Majority Leader Mike Moyle, R-Star, introduced the bill Thursday. It would prohibit the use of urban-renewal money for either type of project unless 55 percent of voters approve. The bill received its first reading and was referred to the House Revenue and Taxation Committee.
“The purpose is to establish more taxpayer input into municipal structures that come off the tax roll,” Moyle and co-sponsors Reps. Robert Anderst, R-Nampa; Rick Youngblood, R-Nampa; and Sen. Dan Johnson, R-Lewiston, wrote in the bill’s statement of purpose.
The bill would amend legislation passed in 2016 that required a public vote if 51 percent or more of a project’s cost was funded by urban renewal money. Under that law, 60 percent of voters would have to approve the spending.
Johnson denied that the bill is aimed specifically at Boise, although he’s heard that argument made.

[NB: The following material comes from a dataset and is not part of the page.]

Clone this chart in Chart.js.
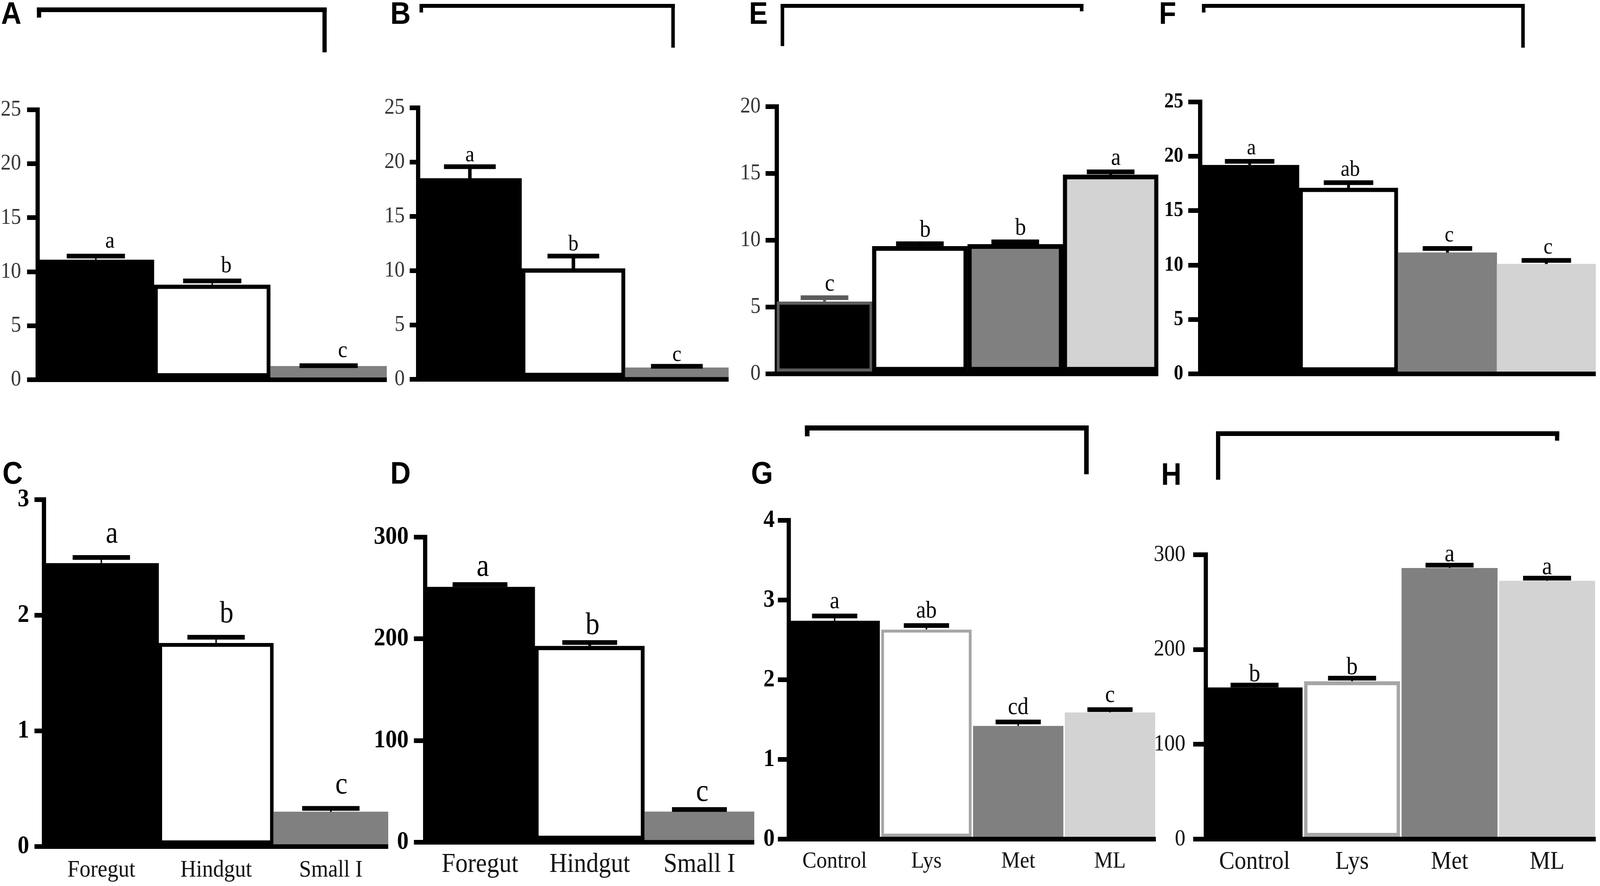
<!DOCTYPE html>
<html>
<head>
<meta charset="utf-8">
<title>Gut segments and diets</title>
<script src="https://cdn.jsdelivr.net/npm/chart.js@4.4.1/dist/chart.umd.min.js"></script>
<style>
  html, body { margin: 0; padding: 0; background: #fff; overflow: hidden; }
  #page { position: absolute; left: 0; top: 0; width: 4550px; height: 2268px; overflow: hidden;
          background: #fff; transform-origin: 0 0; }
  .panel { position: absolute; }
  .tag { position: absolute; font: bold 80px "Liberation Sans", Arial, sans-serif; line-height: 80px; color: #000; }
  .rule { position: absolute; background: #000; }
</style>
</head>
<body>
<div id="page"></div>
<script>
// categories
const gutSites = ['Foregut', 'Hindgut', 'Small I'];
const diets = ['Control', 'Lys', 'Met', 'ML'];

// tick labels
const ticks25 = [0, 5, 10, 15, 20, 25];
const ticks20 = [0, 5, 10, 15, 20];
const ticks3 = [0, 1, 2, 3];
const ticks4 = [0, 1, 2, 3, 4];
const ticks300 = [0, 100, 200, 300];

// series values, SEM and letters
const valuesA = [11.1, 8.8, 1.25];
const semA = [0.35, 0.35, 0.05];
const lettersA = ['a', 'b', 'c'];

const valuesB = [18.5, 10.2, 1.08];
const semB = [1.08, 1.15, 0.12];
const lettersB = ['a', 'b', 'c'];

const valuesC = [2.45, 1.76, 0.3];
const semC = [0.05, 0.05, 0.03];
const lettersC = ['a', 'b', 'c'];

const valuesD = [251, 193, 30];
const semD = [2.4, 3.4, 2.2];
const lettersD = ['a', 'b', 'c'];

const valuesE = [5.4, 9.55, 9.7, 14.9];
const semE = [0.3, 0.19, 0.18, 0.22];
const lettersE = ['c', 'b', 'b', 'a'];

const valuesF = [19.2, 17.1, 11.15, 10.1];
const semF = [0.34, 0.48, 0.38, 0.33];
const lettersF = ['a', 'ab', 'c', 'c'];

const valuesG = [2.74, 2.63, 1.42, 1.59];
const semG = [0.06, 0.05, 0.05, 0.035];
const lettersG = ['a', 'ab', 'cd', 'c'];

const valuesH = [160, 166.5, 286, 272.5];
const semH = [2.5, 3.3, 3, 2.8];
const lettersH = ['b', 'b', 'a', 'a'];

const SERIF = '"Liberation Serif", "Times New Roman", Times, serif';
const FILL3 = ['#000000', '#ffffff', '#808080'];
const FILL4 = ['#000000', '#ffffff', '#808080', '#d3d3d3'];

// error bars and significance letters, placed with the chart's own scales
const errorBars = {
    id: 'errorBars',
    afterDatasetsDraw(chart, args, opts) {
        const ctx = chart.ctx;
        const yScale = chart.scales.y;
        const meta = chart.getDatasetMeta(0);
        meta.data.forEach((bar, i) => {
            const top = yScale.getPixelForValue(opts.values[i] + opts.sem[i]);
            const half = bar.width * 0.25;
            ctx.save();
            ctx.fillStyle = opts.colors ? opts.colors[i] : '#000';
            ctx.fillRect(bar.x - opts.stem / 2, top, opts.stem, bar.y - top);
            ctx.fillRect(bar.x - half, top - opts.cap / 2, half * 2, opts.cap);
            ctx.fillStyle = '#000';
            ctx.font = `${opts.letterSize}px ${SERIF}`;
            ctx.textAlign = 'center';
            ctx.textBaseline = 'alphabetic';
            ctx.fillText(opts.letters[i], bar.x + opts.dx, top - opts.cap / 2 - opts.gap);
            ctx.restore();
        });
    }
};

const panels = [
    { tag: 'A', tagX: 3, tagY: 4, axisX: 107, top: 281, base: 972, right: 1100,
      cats: gutSites, values: valuesA, sem: semA, letters: lettersA, ticks: ticks25,
      fill: FILL3, border: ['#000', '#000', '#808080'], bw: [0, 11, 0],
      tickFont: { size: 58, weight: 'normal' }, tickColor: '#333', tickPad: 17, tickLen: 30,
      showX: false, letterSize: 60, gap: 16, dx: 40, stem: 4,
      bracket: [105, 929, 19, 12, 45, 134] },
    { tag: 'B', tagX: 1110, tagY: 4, axisX: 1189, top: 276, base: 971, right: 2072,
      cats: gutSites, values: valuesB, sem: semB, letters: lettersB, ticks: ticks25,
      fill: FILL3, border: ['#000', '#000', '#808080'], bw: [0, 11, 0],
      tickFont: { size: 58, weight: 'normal' }, tickColor: '#333', tickPad: 14, tickLen: 24,
      showX: false, letterSize: 58, gap: 8, dx: 0, stem: 10,
      bracket: [1193, 1919, 10, 10, 32, 122] },
    { tag: 'E', tagX: 2130, tagY: 4, axisX: 2209, top: 273, base: 957, right: 3294,
      cats: diets, values: valuesE, sem: semE, letters: lettersE, ticks: ticks20,
      fill: FILL4, border: ['#5c5c5c', '#000', '#000', '#000'], bw: [8, 12, 12, 12],
      errColors: ['#5c5c5c', '#000', '#000', '#000'],
      tickFont: { size: 58, weight: 'normal' }, tickColor: '#333', tickPad: 14, tickLen: 32,
      showX: false, letterSize: 62, gap: 12, dx: 15, stem: 8,
      bracket: [2220, 3081, 10, 10, 118, 29] },
    { tag: 'F', tagX: 3296, tagY: 4, axisX: 3413, top: 261, base: 957, right: 4538,
      cats: diets, values: valuesF, sem: semF, letters: lettersF, ticks: ticks25,
      fill: FILL4, border: ['#000', '#000', '#808080', '#d3d3d3'], bw: [0, 11, 0, 0],
      tickFont: { size: 54, weight: 'bold' }, tickColor: '#000', tickPad: 14, tickLen: 34,
      showX: false, letterSize: 58, gap: 12, dx: 5, stem: 8,
      bracket: [3418, 4336, 10, 10, 32, 122] },
    { tag: 'C', tagX: 7, tagY: 1181, axisX: 125, top: 1279, base: 2167, right: 1104,
      cats: gutSites, values: valuesC, sem: semC, letters: lettersC, ticks: ticks3,
      fill: FILL3, border: ['#000', '#000', '#808080'], bw: [0, 10, 0],
      tickFont: { size: 66, weight: 'bold' }, tickColor: '#000', tickPad: 15, tickLen: 27,
      showX: true, xFont: 62, xPad: 16, letterSize: 78, gap: 32, dx: 30, stem: 4 },
    { tag: 'D', tagX: 1110, tagY: 1181, axisX: 1209, top: 1375, base: 2156, right: 2145,
      cats: gutSites, values: valuesD, sem: semD, letters: lettersD, ticks: ticks300,
      fill: FILL3, border: ['#000', '#000', '#808080'], bw: [0, 11, 0],
      tickFont: { size: 66, weight: 'bold' }, tickColor: '#000', tickPad: 15, tickLen: 32,
      showX: true, xFont: 70, xPad: 8, letterSize: 80, gap: 16, dx: 8, stem: 8 },
    { tag: 'G', tagX: 2136, tagY: 1181, axisX: 2243, top: 1332, base: 2148, right: 3287,
      cats: diets, values: valuesG, sem: semG, letters: lettersG, ticks: ticks4,
      fill: FILL4, border: ['#000', '#a6a6a6', '#808080', '#d3d3d3'], bw: [0, 8, 0, 0],
      tickFont: { size: 64, weight: 'bold' }, tickColor: '#000', tickPad: 9, tickLen: 31,
      showX: true, xFont: 60, xPad: 13, letterSize: 62, gap: 14, dx: 0, stem: 4,
      barPct: 0.985,
      bracket: [2289, 3096, 1089, 13, 1117, 1214] },
    { tag: 'H', tagX: 3302, tagY: 1184, axisX: 3429, top: 1420, base: 2148, right: 4538,
      cats: diets, values: valuesH, sem: semH, letters: lettersH, ticks: ticks300,
      fill: FILL4, border: ['#000', '#a6a6a6', '#808080', '#d3d3d3'], bw: [0, 10, 0, 0],
      tickFont: { size: 60, weight: 'normal' }, tickColor: '#111', tickPad: 22, tickLen: 36,
      showX: true, xFont: 66, xPad: 11, letterSize: 64, gap: 4, dx: 0, stem: 4,
      barPct: 0.985,
      bracket: [3458, 4434, 1104, 12, 1228, 1128] }
];

const page = document.getElementById('page');
const AXIS_W = 200;   // fixed width reserved for the y axis
const PAD_TOP = 90;   // room above the plot for the top tick label

// the figure is laid out in 4550 x 2268 units; fit it to the window
function fitPage() {
    const kx = window.innerWidth / 4550;
    const ky = window.innerHeight / 2268;
    page.style.transform = `scale(${kx}, ${ky})`;
}
fitPage();
window.addEventListener('resize', fitPage);

function addRule(x, y, w, h) {
    const div = document.createElement('div');
    div.className = 'rule';
    Object.assign(div.style, { left: `${x}px`, top: `${y}px`, width: `${w}px`, height: `${h}px` });
    page.appendChild(div);
}

function addBracket([x1, x2, y, t, dropL, dropR]) {
    addRule(x1, y, x2 - x1, t);
    addRule(x1, y, t, dropL - y);
    addRule(x2 - t, y, t, dropR - y);
}

function addPanel(p) {
    const tag = document.createElement('div');
    tag.className = 'tag';
    tag.textContent = p.tag;
    tag.style.left = `${p.tagX}px`;
    tag.style.top = `${p.tagY - 10}px`;
    page.appendChild(tag);

    if (p.bracket) addBracket(p.bracket);

    const xAxisH = p.showX ? 140 : 60;
    const left = p.axisX - AXIS_W;
    const top = p.top - PAD_TOP;
    const box = document.createElement('div');
    box.className = 'panel';
    Object.assign(box.style, {
        left: `${left}px`,
        top: `${top}px`,
        width: `${p.right - left}px`,
        height: `${p.base - p.top + PAD_TOP + xAxisH}px`
    });
    const canvas = document.createElement('canvas');
    box.appendChild(canvas);
    page.appendChild(box);

    new Chart(canvas, {
        type: 'bar',
        data: {
            labels: p.cats,
            datasets: [{
                data: p.values,
                backgroundColor: p.fill,
                borderColor: p.border,
                borderWidth: p.bw,
                borderSkipped: false,
                categoryPercentage: 1,
                barPercentage: p.barPct || 1
            }]
        },
        options: {
            responsive: true,
            maintainAspectRatio: false,
            animation: false,
            layout: { padding: { top: PAD_TOP, left: 0, right: 0, bottom: 0 } },
            plugins: {
                legend: { display: false },
                tooltip: { enabled: false },
                errorBars: {
                    values: p.values, sem: p.sem, letters: p.letters,
                    colors: p.errColors, stem: p.stem, cap: 12,
                    letterSize: p.letterSize, gap: p.gap, dx: p.dx
                }
            },
            scales: {
                x: {
                    z: 1,
                    offset: true,
                    grid: { display: false },
                    border: { display: true, color: '#000', width: 12 },
                    ticks: {
                        display: p.showX,
                        color: '#111',
                        padding: p.xPad || 0,
                        maxRotation: 0,
                        autoSkip: false,
                        font: { family: SERIF, size: p.xFont || 60 }
                    },
                    afterFit: s => { s.height = xAxisH; }
                },
                y: {
                    z: 1,
                    min: 0,
                    max: p.ticks[p.ticks.length - 1],
                    afterBuildTicks: s => { s.ticks = p.ticks.map(v => ({ value: v })); },
                    grid: {
                        drawOnChartArea: false,
                        drawTicks: true,
                        tickLength: p.tickLen,
                        lineWidth: 12,
                        color: '#000'
                    },
                    border: { display: true, color: '#000', width: 12 },
                    ticks: {
                        color: p.tickColor,
                        padding: p.tickPad,
                        font: { family: SERIF, size: p.tickFont.size, weight: p.tickFont.weight }
                    },
                    afterFit: s => { s.width = AXIS_W; }
                }
            }
        },
        plugins: [errorBars]
    });
}

panels.forEach(addPanel);
</script>
</body>
</html>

“This issue is probably an extension of the urban renewal law and the changes we made by in 2016,” Johnson said in a phone interview. “The committee tried to send a message back then that if you’re going to use these collective dollars for financing public buildings, you have to go to a vote of the people.”
The bill is a swipe at Boise leaders’ plans to use public money to pay for most of a sports stadium that could cost $40 million, with the hope that private development would pay back the investment over time; and for most of the cost of a new library whose cost was estimated at more than $100 million but which city leaders have pledged to hold to $85 million.
Mike Journee, spokesman for Mayor David Bieter, declined to comment on the bill, saying he hadn’t seen it.
He noted, however, that urban renewal money might not be spent on the library. “There have been discussions about urban renewal money being used to partially fund the $85 million library, but no decision has been made,” Journee said.
The stadium is another matter. Under plans proposed in 2017, the city of Boise would contribute $3 million, the Greater Boise Auditorium District $5 million, and Boise’s urban renewal agency, the Capital City Development Corp., would borrow the rest of the stadium’s roughly $40 million cost. The developer, Greenstone Properties, of Atlanta, would contribute just $1 million.
Greenstone plans to build the stadium for the Boise Hawks minor league baseball team and for soccer in the West End, on the south side of Main Street between Whitewater Park Boulevard and 27th Street. Managing Principal Chris Schoen also runs Agon Sports and Entertainment, which owns the Hawks.
The 2017 plans called for Greenstone to build at least $60 million of private development around the stadium, including office, retail and residential space. Property taxes from that development and lease payments from the Hawks ownership group would cover CCDC’s loan payments. The city of Boise would own the stadium after CCDC’s debt is paid off.
A formal plan for the stadium has not been submitted to the city. It’s unclear when that might happen.
David Klinger, a spokesman for Boise Working Together, a group that has proposed two voter initiatives on the library and the stadium, declined comment on the bill itself. But with the legislative session winding down and lawmakers likely to adjourn in March, Klinger questioned whether there is enough time to consider the bill.
He said his group received approval from the city on Tuesday for the language for the petitions. He said he expects volunteers to begin collecting signatures “in a matter of days.”
He said more than 5,000 signatures will need to be gathered by the end of April to get the measures on the ballot. That represents 20 percent of the number of people who voted in the last city election.
“It gives voters the opportunity to have a say electorally on both of these projects,” Klinger said in a phone interview.
Boise Mayor David Bieter said during a Tuesday meeting of the Boise City Council that the city is legally unable to conduct its own advisory votes this year on the library or the stadium proposed for the West End.
Boise uses CCDC to foster development in urban-renewal district created by the City Council. For 20 years, the agency skims all property-tax revenue in a district that exceeds the revenue already generated when the district was created. The money can help pay for streetscapes and other physical improvements.